09 October 2021

Gee, Corruption Much?

A Wall Street Journal investigation revealed that 131 Federal Judges did not recuse themselves from cases where they had a financial interest, which is a violation of the Federal Code of Conduct for US Judges, and possibly the law:

More than 130 federal judges have violated U.S. law and judicial ethics by overseeing court cases involving companies in which they or their family owned stock.

A Wall Street Journal investigation found that judges have improperly failed to disqualify themselves from 685 court cases around the nation since 2010. The jurists were appointed by nearly every president from Lyndon Johnson to Donald Trump.

About two-thirds of federal district judges disclosed holdings of individual stocks, and nearly one of every five who did heard at least one case involving those stocks.

Alerted to the violations by the Journal, 56 of the judges have directed court clerks to notify parties in 329 lawsuits that they should have recused themselves. That means new judges might be assigned, potentially upending rulings.

When judges participated in such cases, about two-thirds of their rulings on motions that were contested came down in favor of their or their family’s financial interests. 

………

The hundreds of recusal violations found by the Journal breach a bedrock principle of American jurisprudence: No one should be a judge of his or her own cause. Congress first laid out that principle in 1792 to guarantee litigants an impartial judge and reassure the public that courts could be trusted.

………

Nothing bars judges from owning stocks, but federal law since 1974 has prohibited judges from hearing cases that involve a party in which they, their spouses or their minor children have a “legal or equitable interest, however small.” That law and the Judicial Conference of the U.S., which is the federal courts’ policy-making body, require judges to avoid even the appearance of a conflict. Although most lawsuits don’t directly affect a company’s stock price, the Supreme Court in 1988 said the law’s purpose is to promote confidence in the judiciary. 

………

Judge Rodney Gilstrap, chief of the U.S. District Court for the Eastern District of Texas, had the largest number of conflicts in the Journal’s analysis: 138 cases assigned to him involving companies in which he or his wife held an interest.

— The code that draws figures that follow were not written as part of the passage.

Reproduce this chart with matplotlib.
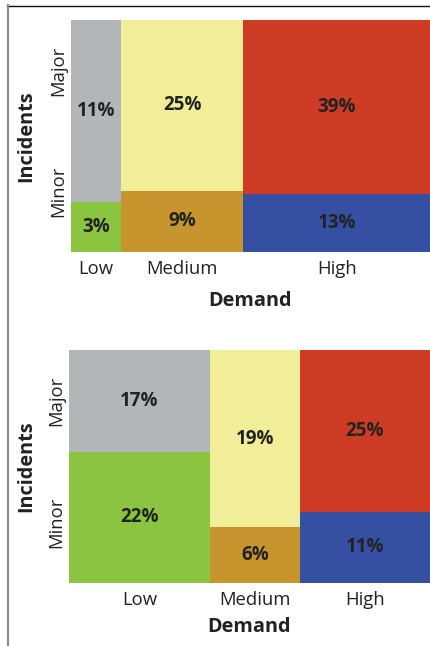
import matplotlib
matplotlib.use("Agg")
import matplotlib.pyplot as plt
from matplotlib.lines import Line2D
from matplotlib.patches import Rectangle

plt.rcParams['font.family'] = ['Open Sans', 'DejaVu Sans']

# Demand levels (columns) and incident severity (stacked within each column)
demand = ['Low', 'Medium', 'High']
incidents = ['Minor', 'Major']

# Share of all cases (%) for the two scenarios
top_minor = [3, 9, 13]
top_major = [11, 25, 39]
bottom_minor = [22, 6, 11]
bottom_major = [17, 19, 25]

minor_colors = ['#8bc441', '#c6952e', '#354fa3']
major_colors = ['#b3b6b9', '#f1ee9a', '#cf3c25']
text_color = '#222222'

W, H = 430, 646
fig = plt.figure(figsize=(W / 100, H / 100), dpi=100)


def mosaic(ax, minor, major, demand_y, ytick_pad):
    totals = [a + b for a, b in zip(minor, major)]
    grand = sum(totals)
    x0 = 0.0
    centers = []
    for i, tot in enumerate(totals):
        w = tot / grand
        h_minor = minor[i] / tot
        ax.add_patch(Rectangle((x0, 0), w, h_minor, facecolor=minor_colors[i],
                               edgecolor='none'))
        ax.add_patch(Rectangle((x0, h_minor), w, 1 - h_minor,
                               facecolor=major_colors[i], edgecolor='none'))
        cx = x0 + w / 2
        centers.append(cx)
        ax.text(cx, h_minor / 2, f'{minor[i]}%', ha='center', va='center',
                fontsize=13.5, fontweight='bold', color=text_color)
        ax.text(cx, h_minor + (1 - h_minor) / 2, f'{major[i]}%', ha='center',
                va='center', fontsize=13.5, fontweight='bold', color=text_color)
        x0 += w
    ax.set_xlim(0, 1)
    ax.set_ylim(0, 1)
    ax.set_xticks(centers, demand, fontsize=13.3, color=text_color)
    ax.set_yticks([0.26, 0.78], incidents, rotation=90, va='center',
                  fontsize=13.3, color=text_color)
    ax.tick_params(length=0)
    ax.tick_params(axis='x', pad=6)
    ax.tick_params(axis='y', pad=ytick_pad)
    for s in ax.spines.values():
        s.set_visible(False)
    ax.text(0.5, demand_y, 'Demand', transform=ax.transAxes, ha='center',
            va='center', fontsize=14.3, fontweight='bold', color=text_color)


# Upper mosaic
ax1 = fig.add_axes([71 / W, 1 - 252 / H, 1 - 71 / W, 232 / H])
mosaic(ax1, top_minor, top_major, -0.211, 3)
ax1.text(-0.125, 0.5, 'Incidents', transform=ax1.transAxes, rotation=90,
         ha='center', va='center', fontsize=14.3, fontweight='bold',
         color=text_color)

# Lower mosaic
ax2 = fig.add_axes([69 / W, 1 - 583 / H, 1 - 69 / W, 233 / H])
mosaic(ax2, bottom_minor, bottom_major, -0.189, 3)
ax2.text(-0.119, 0.5, 'Incidents', transform=ax2.transAxes, rotation=90,
         ha='center', va='center', fontsize=14.3, fontweight='bold',
         color=text_color)

# Page frame: thin rule at the top, grey rule down the left side
fig.add_artist(Line2D([7 / W, 1], [1 - 5.5 / H, 1 - 5.5 / H], color='#111111',
                      linewidth=1.0, transform=fig.transFigure))
fig.add_artist(Line2D([7.5 / W, 7.5 / W], [1 - 5 / H, 0], color='#8a8a8a',
                      linewidth=1.6, transform=fig.transFigure))

fig.savefig('out.png', dpi=100)
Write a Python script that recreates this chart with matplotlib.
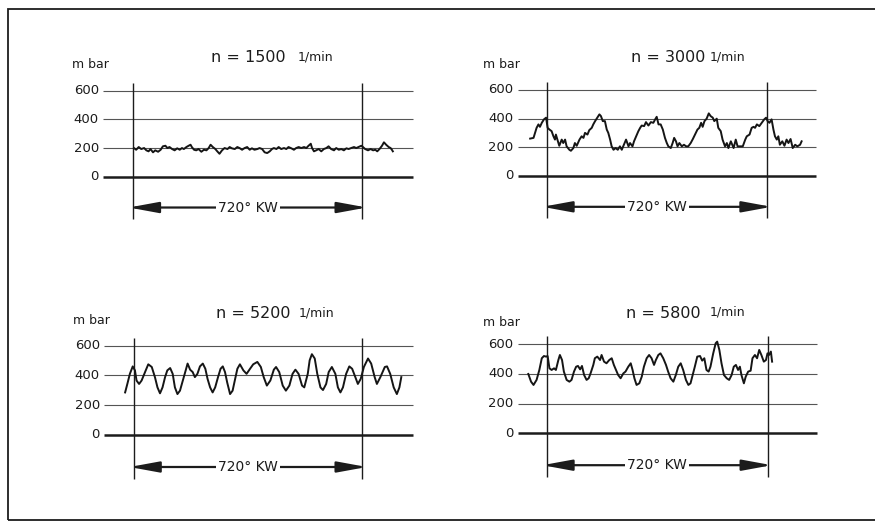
import matplotlib.pyplot as plt
from matplotlib.patches import Rectangle

plt.rcParams['font.family'] = ['DejaVu Sans']

# crank angle in degrees (0..720 = one cycle), pressure in mbar
deg_1500 = [2, 9, 17, 25, 34, 41, 48, 54, 62, 69, 78, 86, 93, 101, 107, 114, 122, 130, 138, 146,
            153, 159, 167, 174, 180, 184, 191, 198, 205, 214, 222, 230, 237, 243, 250, 258, 264, 271, 279, 287,
            296, 303, 310, 319, 327, 334, 342, 350, 358, 366, 373, 381, 390, 397, 405, 413, 421, 429, 436, 442,
            450, 457, 465, 474, 481, 488, 497, 505, 512, 520, 528, 537, 544, 551, 558, 562, 568, 575, 583, 591,
            599, 607, 614, 622, 631, 638, 646, 654, 662, 670, 677, 685, 694, 701, 708, 717, 722, 729, 738, 746,
            754, 761, 767, 774, 782, 788, 795, 803, 809, 813, 816]
p_1500 = [200, 188, 207, 193, 200, 184, 177, 193, 170, 184, 174, 188, 212, 216, 200, 207, 193, 184, 198, 188,
          200, 193, 207, 216, 223, 207, 188, 184, 193, 174, 188, 184, 200, 223, 207, 193, 177, 160, 184, 200,
          193, 207, 198, 193, 207, 200, 188, 200, 207, 188, 198, 188, 193, 200, 193, 170, 165, 177, 193, 200,
          193, 207, 193, 200, 193, 207, 198, 188, 200, 207, 200, 207, 200, 216, 230, 200, 177, 184, 193, 177,
          193, 200, 212, 193, 184, 200, 188, 193, 184, 198, 193, 200, 207, 200, 207, 216, 207, 193, 184, 193,
          184, 188, 177, 193, 216, 240, 223, 207, 200, 188, 177]

deg_3000 = [-54, -43, -38, -33, -27, -22, -16, -9, -2, 3, 9, 16, 22, 27, 30, 35, 41, 49, 54, 60,
            65, 74, 79, 87, 92, 98, 107, 114, 120, 125, 133, 139, 147, 152, 158, 165, 172, 177, 183, 190,
            196, 201, 207, 212, 218, 225, 232, 239, 245, 252, 259, 267, 272, 280, 285, 292, 299, 305, 310, 318,
            324, 332, 340, 348, 354, 359, 365, 372, 379, 386, 392, 397, 405, 411, 416, 422, 427, 433, 441, 448,
            455, 462, 470, 477, 484, 492, 498, 504, 509, 515, 522, 529, 535, 542, 547, 555, 560, 568, 574, 582,
            588, 593, 601, 610, 617, 623, 631, 640, 648, 653, 662, 669, 675, 680, 686, 694, 702, 710, 716, 721,
            727, 734, 740, 745, 751, 756, 761, 769, 776, 783, 789, 796, 803, 811, 818, 827, 832]
p_3000 = [261, 266, 301, 336, 360, 343, 371, 395, 407, 336, 324, 313, 277, 254, 289, 254, 211, 254, 230, 254,
          207, 183, 176, 195, 230, 211, 254, 277, 266, 301, 289, 320, 336, 360, 383, 407, 430, 418, 383, 383,
          324, 301, 254, 207, 183, 195, 183, 207, 183, 218, 254, 207, 230, 207, 242, 277, 312, 336, 352, 348,
          376, 352, 376, 371, 395, 413, 360, 360, 324, 266, 230, 207, 195, 230, 266, 242, 207, 230, 207, 218,
          207, 207, 230, 258, 289, 324, 336, 371, 343, 383, 400, 437, 418, 407, 383, 400, 336, 313, 254, 207,
          230, 195, 242, 195, 254, 207, 207, 207, 254, 277, 289, 336, 343, 336, 360, 348, 371, 395, 407, 383,
          371, 395, 324, 277, 254, 277, 218, 242, 211, 254, 230, 258, 195, 218, 207, 218, 242]

deg_5200 = [-28, -21, -13, -4, 3, 8, 16, 24, 37, 45, 56, 66, 74, 82, 90, 98, 105, 114, 122, 129,
            137, 145, 154, 163, 169, 177, 185, 192, 200, 208, 217, 225, 232, 240, 248, 256, 265, 273, 280, 287,
            294, 303, 311, 319, 326, 334, 345, 355, 366, 376, 389, 400, 409, 419, 430, 441, 448, 458, 469, 479,
            490, 500, 509, 519, 530, 537, 548, 554, 561, 570, 578, 588, 596, 606, 614, 624, 635, 643, 651, 659,
            669, 679, 688, 698, 706, 715, 725, 738, 748, 759, 766, 777, 791, 798, 808, 819, 829, 837, 843]
p_5200 = [286, 343, 411, 461, 434, 366, 343, 366, 434, 475, 457, 389, 320, 280, 320, 389, 434, 450, 411, 320,
          275, 298, 366, 434, 480, 439, 423, 389, 411, 461, 480, 445, 377, 320, 286, 320, 389, 445, 461, 423,
          352, 275, 298, 377, 445, 475, 434, 411, 445, 475, 491, 457, 389, 332, 366, 439, 457, 423, 332, 298,
          332, 411, 439, 411, 332, 320, 411, 502, 543, 514, 411, 320, 302, 343, 423, 457, 411, 320, 286, 320,
          411, 461, 445, 389, 343, 377, 457, 514, 480, 389, 343, 389, 457, 461, 411, 320, 275, 320, 389]

deg_5800 = [-60, -51, -43, -33, -24, -16, -9, -2, 3, 9, 16, 24, 30, 38, 43, 50, 56, 65, 74, 81,
            89, 96, 102, 109, 115, 122, 130, 137, 143, 152, 157, 165, 174, 179, 187, 195, 204, 212, 219, 226,
            233, 241, 250, 257, 266, 274, 280, 286, 293, 302, 310, 317, 326, 334, 342, 350, 356, 364, 371, 380,
            389, 396, 404, 413, 421, 429, 437, 445, 454, 462, 469, 476, 483, 491, 500, 507, 514, 521, 528, 534,
            543, 551, 556, 563, 570, 578, 587, 595, 603, 610, 617, 624, 630, 635, 643, 649, 657, 665, 671, 679,
            686, 693, 700, 708, 715, 720, 725, 731, 735]
p_5800 = [400, 348, 326, 360, 427, 506, 521, 517, 521, 438, 427, 438, 427, 494, 528, 494, 416, 360, 348, 360,
          416, 449, 454, 431, 454, 393, 360, 371, 404, 461, 506, 517, 494, 528, 483, 472, 494, 506, 461, 427,
          393, 371, 404, 416, 449, 472, 427, 371, 326, 337, 382, 449, 506, 528, 506, 461, 494, 528, 539, 506,
          461, 416, 371, 348, 393, 449, 472, 427, 360, 326, 337, 393, 449, 517, 521, 490, 506, 427, 416, 449,
          539, 607, 618, 562, 472, 393, 371, 360, 393, 449, 461, 427, 449, 393, 337, 382, 416, 422, 506, 528,
          506, 562, 528, 483, 494, 539, 528, 551, 483]

panels = [
    # speed, deg, p, pixel box (left vline, right vline, y of 0, y of 600)
    ('1500', deg_1500, p_1500, (133.3, 362.3, 176.7, 90.7)),
    ('3000', deg_3000, p_3000, (546.7, 767.3, 176.0, 90.0)),
    ('5200', deg_5200, p_5200, (134.0, 362.3, 435.0, 345.7)),
    ('5800', deg_5800, p_5800, (546.7, 767.5, 433.3, 344.3)),
]

# text positions in pixels: (m bar x, m bar y, title x, title y, 1/min x)
text_pos = [
    (72, 65, 211, 58, 298),
    (483, 65, 631, 58, 710),
    (73, 320, 216, 314, 299),
    (483, 322, 626, 313, 710),
]

W, H = 875, 528
ink = '#1c1c1c'

fig = plt.figure(figsize=(W / 100, H / 100), dpi=100)
fig.patch.set_facecolor('white')

# outer frame (right side runs off the picture)
fig.patches.append(Rectangle((8 / W, 1 - 520 / H), 880 / W, 511 / H, transform=fig.transFigure,
                             fill=False, ec=ink, lw=1.3))


def fx(x):
    return x / W


def fy(y):
    return 1 - y / H


for (speed, deg, p, box), (mx, my, tx, ty, ux) in zip(panels, text_pos):
    xl, xr, y0, y600 = box
    sx = (xr - xl) / 720
    sy = (y0 - y600) / 600
    left = xl - 120 * sx
    right = xl + 900 * sx
    top = y0 - 700 * sy
    bottom = y0 + 350 * sy
    ax = fig.add_axes([fx(left), fy(bottom), (right - left) / W, (bottom - top) / H])
    ax.set_xlim(-120, 900)
    ax.set_ylim(-350, 700)
    ax.axis('off')

    ax.hlines([200, 400, 600], -95, 880, color='#555555', lw=0.8)
    ax.hlines(0, -95, 880, color=ink, lw=1.8)
    ax.vlines([0, 720], -295, 655, color=ink, lw=1.0)
    for v in [0, 200, 400, 600]:
        ax.text(-108, v, str(v), ha='right', va='center', fontsize=9.5, color=ink)

    ax.plot(deg, p, color='#151515', lw=1.4, solid_joinstyle='round')

    # arrow tips land a few px short of the end points, so reach slightly past the cycle lines
    ax.annotate('', xy=(-14, -215), xytext=(734, -215),
                arrowprops=dict(arrowstyle='<|-|>,head_length=1.2,head_width=0.22',
                                mutation_scale=15, color=ink, lw=1.6, shrinkA=0, shrinkB=0))
    ax.text(360, -215, '720° KW', ha='center', va='center', fontsize=10, color=ink,
            bbox=dict(fc='white', ec='none', pad=1.5))

    fig.text(fx(mx), fy(my), 'm bar', ha='left', va='center', fontsize=9, color=ink)
    fig.text(fx(tx), fy(ty), 'n = ' + speed, ha='left', va='center', fontsize=11.5, color=ink)
    fig.text(fx(ux), fy(ty - 1), '1/min', ha='left', va='center', fontsize=9, color=ink)

fig.savefig('out.png', dpi=100, facecolor='white')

Judge Gilstrap said he believed he didn’t need to recuse himself from some cases because they required little or no action on his part, and in other cases because the stocks were in a trust created for his wife. Legal-ethics experts disagreed on both counts.

“I take my obligations related to potential conflicts/recusals seriously,” he said in an email. “Throughout my judicial career, I have endeavored to comply with all such obligations, and I will continue to do so.”

Judge Gilstrap's behavior was so egregious that the WSJ did a deep dive on just on his failures to recuse himself, which is justified, because he has more than twice as many conflicts as his nearest competitor.

Gilstrap is in a class by himself, ignoring Supreme Court rulings to preside over as many patent cases as possible

He is arguably the most dangerous judge in the United States, because he is so egregiously biased in favor of patent trolls.